Table 1 Comparison of US and Chinese GDPs
Furthermore, as can be seen, China overtook the US GDP and became the biggest economy in the world back in 2016. And since then, the average annual growth rate of the Chinese economy in constant PPPs has been 5.5 per cent, while the US growth rate has only been 1.4 per cent.
Future Chinese economic growth relative to America’s
The other bit of wishful thinking is that China’s economic growth will slow so much that it will not be significantly faster than the pace of US economic growth.
Like most economies as they mature, Chinese economic growth has slowed in recent years from the high rates of around 10 per cent per annum recorded as China opened up and took off. But even if we take the evidence of the last few years, Chinese GDP growth at an annual average growth rate of 5.5 per cent is still nearly four times as fast as America’s growth rate.
Also, the assertion that Chinese capacity to innovate is falling off, is another example of believing what you wish for. Even the Australian Strategic Policy Institute – no friend of China’s – has found that China is the leading country in 37 of the 44 new technologies that matter most for the future.
The reality is that the US productivity growth rate has declined too. Indeed, the US has a fundamentally flawed economic strategy, with a structural budget deficit of around 7 per cent of GDP which is putting upward pressure on its interest rates and the exchange rate.
The US likes to blame China for a loss of markets, but it is America’s overvalued exchange rate that is principally responsible for its balance of payments current account deficit equivalent to 3.8 per cent of GDP in 2022, while China had a surplus equivalent to 2.7 per cent of its GDP.
This over-valued US dollar exchange rate is reducing the competitiveness of US industries and thus reducing their future growth prospects.
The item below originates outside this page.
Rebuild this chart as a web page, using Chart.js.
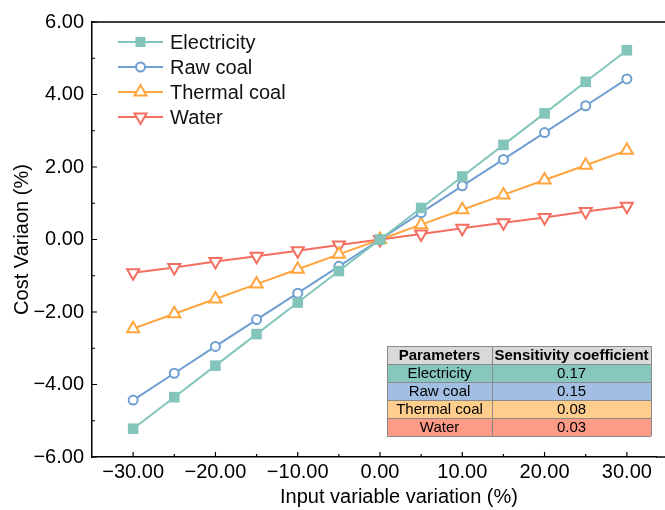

And it is no good blaming China as Trump in particular did, but Biden has not changed course either.
Conclusion
Australian planning needs to recognise that China is already the most powerful economy in the world, and that its relative power is likely to increase further.
As Major General Michael Smith (Ret’d) said in a recent article in Pearls & Irritations, “The global balance of power, particularly in the Indo-Pacific, is not changing, it has already changed. As General Smith went on to say: “China has already become the major power in Asia and it will no longer accept containment and economic sanctions by the United States and its allies.”
It therefore makes sense for Australia to pursue policies that encourage the acceptance of a multipolar system of international governance. In particular, the best thing that Australia can do as an ally is to encourage and help the US to accept the reality of its situation that it is no longer a sole hegemon.